We have been monitoring the yellow fever outbreak in Angola for several weeks now and today  the World Health Organization (WHO) released an update that provides some additional details about the situation.

Aedes aegypti/CDC
Aedes aegypti/CDC

The first cases were identified in the district of Viana (Luanda province) on 5 December 2015. Yellow fever infection was initially confirmed in three patients by polymerase chain reaction at the Zoonosis and Emerging Disease Laboratory of the National Institute for Communicable Diseases in Johannesburg, South Africa and at the Pasteur Institute in Dakar, Senegal.

As of 8 February, a total of 164 suspected cases and 37 deaths had been reported in Angola. The majority of cases (n=138) had been reported in the province of Luanda. Other affected provinces include Cabinda, Cuanza Sul, Huambo, Huila and Uige. Suspected cases are undergoing laboratory testing in order to rule out other etiologies and cross reactions with yellow fever.

The national task force has been activated to control the outbreak. Health authorities in Angola are implementing a number of control and response activities, including coordination, clinical case management, enhanced surveillance, laboratory testing, social mobilization and vector control. Epidemiological and entomological investigations are ongoing in the main affected areas. On 3 February, the first round of immunization campaign started in Luanda.

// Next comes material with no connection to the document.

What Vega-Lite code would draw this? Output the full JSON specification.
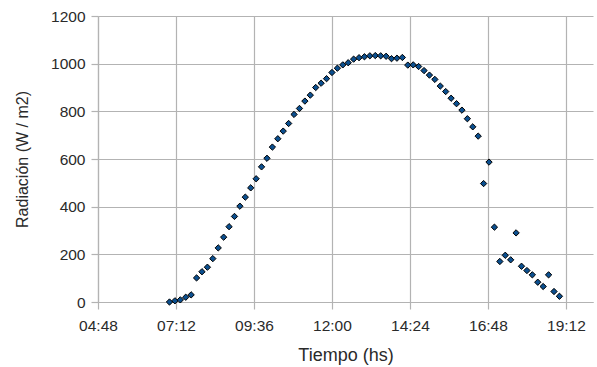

Yellow fever is an acute viral hemorrhagic disease transmitted by infected mosquitoes. Up to 50% of severely affected persons without treatment will die from yellow fever. There are an estimated 130,000 cases of yellow fever reported yearly, causing 44,000 deaths worldwide each year, with 90% occurring in Africa. There is no specific treatment for yellow fever. Treatment is symptomatic, aimed at reducing the symptoms for the comfort of the patient. Vaccination is the most important preventive measure against yellow fever.